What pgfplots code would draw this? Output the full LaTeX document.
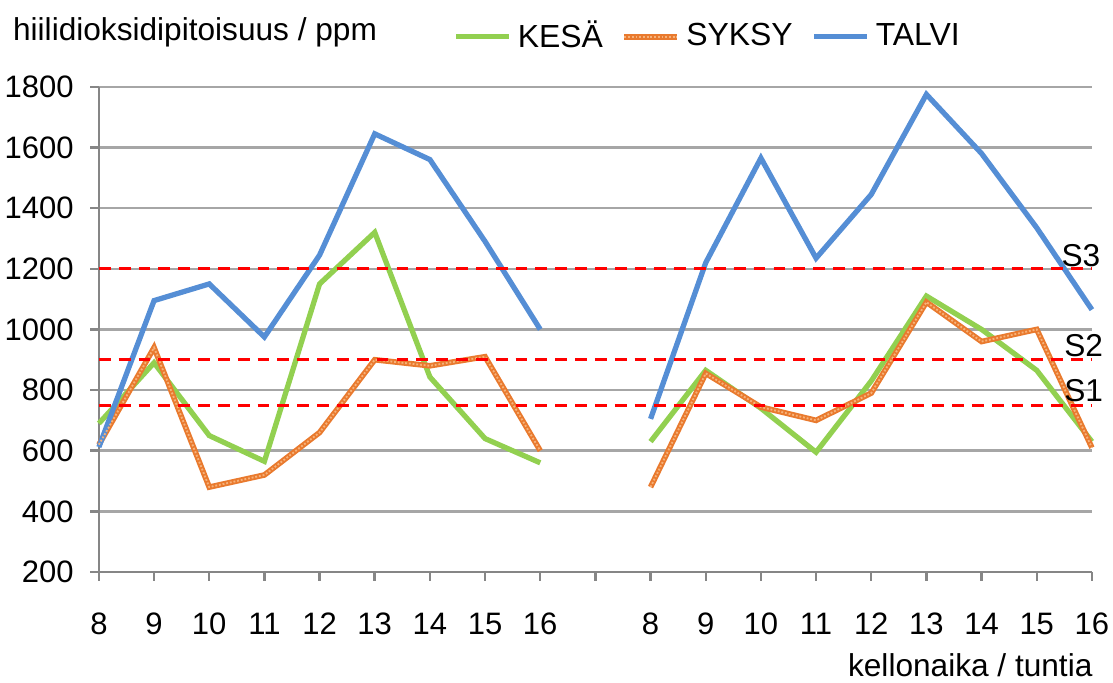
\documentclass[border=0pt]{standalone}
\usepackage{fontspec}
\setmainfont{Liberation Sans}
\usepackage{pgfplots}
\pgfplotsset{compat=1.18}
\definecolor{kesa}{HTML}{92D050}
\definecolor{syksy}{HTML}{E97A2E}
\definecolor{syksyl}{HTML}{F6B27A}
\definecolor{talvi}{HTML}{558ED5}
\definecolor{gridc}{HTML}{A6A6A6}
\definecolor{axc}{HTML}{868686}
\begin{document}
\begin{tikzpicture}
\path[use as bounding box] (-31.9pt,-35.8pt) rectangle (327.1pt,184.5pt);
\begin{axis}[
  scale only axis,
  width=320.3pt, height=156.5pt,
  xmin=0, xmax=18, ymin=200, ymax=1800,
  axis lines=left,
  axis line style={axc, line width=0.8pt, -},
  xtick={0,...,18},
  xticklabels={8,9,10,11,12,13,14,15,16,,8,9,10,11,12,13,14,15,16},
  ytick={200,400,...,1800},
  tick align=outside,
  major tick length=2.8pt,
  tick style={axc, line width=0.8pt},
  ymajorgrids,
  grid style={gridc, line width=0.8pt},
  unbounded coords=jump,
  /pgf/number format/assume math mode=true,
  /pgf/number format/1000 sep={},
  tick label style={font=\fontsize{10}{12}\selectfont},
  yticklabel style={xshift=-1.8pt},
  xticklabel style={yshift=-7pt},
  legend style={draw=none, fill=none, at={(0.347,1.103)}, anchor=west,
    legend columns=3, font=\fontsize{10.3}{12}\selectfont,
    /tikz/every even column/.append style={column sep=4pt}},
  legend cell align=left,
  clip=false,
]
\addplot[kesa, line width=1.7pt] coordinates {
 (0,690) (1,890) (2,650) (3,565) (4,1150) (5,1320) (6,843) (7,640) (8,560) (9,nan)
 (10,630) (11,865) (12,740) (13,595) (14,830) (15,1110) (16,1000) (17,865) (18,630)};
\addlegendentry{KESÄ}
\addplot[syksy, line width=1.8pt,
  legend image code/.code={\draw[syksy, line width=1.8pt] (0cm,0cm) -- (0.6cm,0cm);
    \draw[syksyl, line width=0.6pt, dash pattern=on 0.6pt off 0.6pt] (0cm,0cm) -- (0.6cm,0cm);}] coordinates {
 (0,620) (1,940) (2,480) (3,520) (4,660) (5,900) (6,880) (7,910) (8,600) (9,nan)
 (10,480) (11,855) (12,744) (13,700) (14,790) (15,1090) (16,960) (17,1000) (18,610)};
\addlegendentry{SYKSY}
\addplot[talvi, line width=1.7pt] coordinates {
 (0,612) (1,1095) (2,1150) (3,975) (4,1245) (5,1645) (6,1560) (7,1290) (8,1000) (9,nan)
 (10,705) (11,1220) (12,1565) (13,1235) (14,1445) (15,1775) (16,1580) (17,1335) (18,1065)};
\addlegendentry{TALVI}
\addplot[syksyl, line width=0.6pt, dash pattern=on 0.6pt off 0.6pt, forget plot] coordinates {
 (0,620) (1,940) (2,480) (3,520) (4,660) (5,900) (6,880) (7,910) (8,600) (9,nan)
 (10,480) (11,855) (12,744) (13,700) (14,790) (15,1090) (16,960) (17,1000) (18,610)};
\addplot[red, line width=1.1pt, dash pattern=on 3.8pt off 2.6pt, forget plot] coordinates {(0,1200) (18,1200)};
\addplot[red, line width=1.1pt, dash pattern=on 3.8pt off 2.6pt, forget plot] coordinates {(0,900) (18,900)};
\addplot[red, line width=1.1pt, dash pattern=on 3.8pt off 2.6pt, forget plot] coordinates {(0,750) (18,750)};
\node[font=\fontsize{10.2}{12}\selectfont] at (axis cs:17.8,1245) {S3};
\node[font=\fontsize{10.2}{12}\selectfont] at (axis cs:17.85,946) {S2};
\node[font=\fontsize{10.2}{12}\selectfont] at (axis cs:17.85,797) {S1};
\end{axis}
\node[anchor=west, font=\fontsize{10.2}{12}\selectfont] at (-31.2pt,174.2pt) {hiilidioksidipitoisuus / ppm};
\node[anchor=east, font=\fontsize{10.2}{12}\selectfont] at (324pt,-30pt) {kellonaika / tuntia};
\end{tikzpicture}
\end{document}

........

--- WRITTEN TASK ---
Reproduce all of the material exactly, apart from the pictures.

--- ANSWER FOR THIS EXERCISE ---
What pgfplots code would draw this? Output the full LaTeX document.
\documentclass[border=0pt]{standalone}
\usepackage{fontspec}
\setmainfont{Liberation Sans}
\usepackage{pgfplots}
\pgfplotsset{compat=1.18}
\definecolor{kesa}{HTML}{92D050}
\definecolor{syksy}{HTML}{E97A2E}
\definecolor{syksyl}{HTML}{F6B27A}
\definecolor{talvi}{HTML}{558ED5}
\definecolor{gridc}{HTML}{A6A6A6}
\definecolor{axc}{HTML}{868686}
\begin{document}
\begin{tikzpicture}
\path[use as bounding box] (-31.9pt,-35.8pt) rectangle (327.1pt,184.5pt);
\begin{axis}[
  scale only axis,
  width=320.3pt, height=156.5pt,
  xmin=0, xmax=18, ymin=200, ymax=1800,
  axis lines=left,
  axis line style={axc, line width=0.8pt, -},
  xtick={0,...,18},
  xticklabels={8,9,10,11,12,13,14,15,16,,8,9,10,11,12,13,14,15,16},
  ytick={200,400,...,1800},
  tick align=outside,
  major tick length=2.8pt,
  tick style={axc, line width=0.8pt},
  ymajorgrids,
  grid style={gridc, line width=0.8pt},
  unbounded coords=jump,
  /pgf/number format/assume math mode=true,
  /pgf/number format/1000 sep={},
  tick label style={font=\fontsize{10}{12}\selectfont},
  yticklabel style={xshift=-1.8pt},
  xticklabel style={yshift=-7pt},
  legend style={draw=none, fill=none, at={(0.347,1.103)}, anchor=west,
    legend columns=3, font=\fontsize{10.3}{12}\selectfont,
    /tikz/every even column/.append style={column sep=4pt}},
  legend cell align=left,
  clip=false,
]
\addplot[kesa, line width=1.7pt] coordinates {
 (0,690) (1,890) (2,650) (3,565) (4,1150) (5,1320) (6,843) (7,640) (8,560) (9,nan)
 (10,630) (11,865) (12,740) (13,595) (14,830) (15,1110) (16,1000) (17,865) (18,630)};
\addlegendentry{KESÄ}
\addplot[syksy, line width=1.8pt,
  legend image code/.code={\draw[syksy, line width=1.8pt] (0cm,0cm) -- (0.6cm,0cm);
    \draw[syksyl, line width=0.6pt, dash pattern=on 0.6pt off 0.6pt] (0cm,0cm) -- (0.6cm,0cm);}] coordinates {
 (0,620) (1,940) (2,480) (3,520) (4,660) (5,900) (6,880) (7,910) (8,600) (9,nan)
 (10,480) (11,855) (12,744) (13,700) (14,790) (15,1090) (16,960) (17,1000) (18,610)};
\addlegendentry{SYKSY}
\addplot[talvi, line width=1.7pt] coordinates {
 (0,612) (1,1095) (2,1150) (3,975) (4,1245) (5,1645) (6,1560) (7,1290) (8,1000) (9,nan)
 (10,705) (11,1220) (12,1565) (13,1235) (14,1445) (15,1775) (16,1580) (17,1335) (18,1065)};
\addlegendentry{TALVI}
\addplot[syksyl, line width=0.6pt, dash pattern=on 0.6pt off 0.6pt, forget plot] coordinates {
 (0,620) (1,940) (2,480) (3,520) (4,660) (5,900) (6,880) (7,910) (8,600) (9,nan)
 (10,480) (11,855) (12,744) (13,700) (14,790) (15,1090) (16,960) (17,1000) (18,610)};
\addplot[red, line width=1.1pt, dash pattern=on 3.8pt off 2.6pt, forget plot] coordinates {(0,1200) (18,1200)};
\addplot[red, line width=1.1pt, dash pattern=on 3.8pt off 2.6pt, forget plot] coordinates {(0,900) (18,900)};
\addplot[red, line width=1.1pt, dash pattern=on 3.8pt off 2.6pt, forget plot] coordinates {(0,750) (18,750)};
\node[font=\fontsize{10.2}{12}\selectfont] at (axis cs:17.8,1245) {S3};
\node[font=\fontsize{10.2}{12}\selectfont] at (axis cs:17.85,946) {S2};
\node[font=\fontsize{10.2}{12}\selectfont] at (axis cs:17.85,797) {S1};
\end{axis}
\node[anchor=west, font=\fontsize{10.2}{12}\selectfont] at (-31.2pt,174.2pt) {hiilidioksidipitoisuus / ppm};
\node[anchor=east, font=\fontsize{10.2}{12}\selectfont] at (324pt,-30pt) {kellonaika / tuntia};
\end{tikzpicture}
\end{document}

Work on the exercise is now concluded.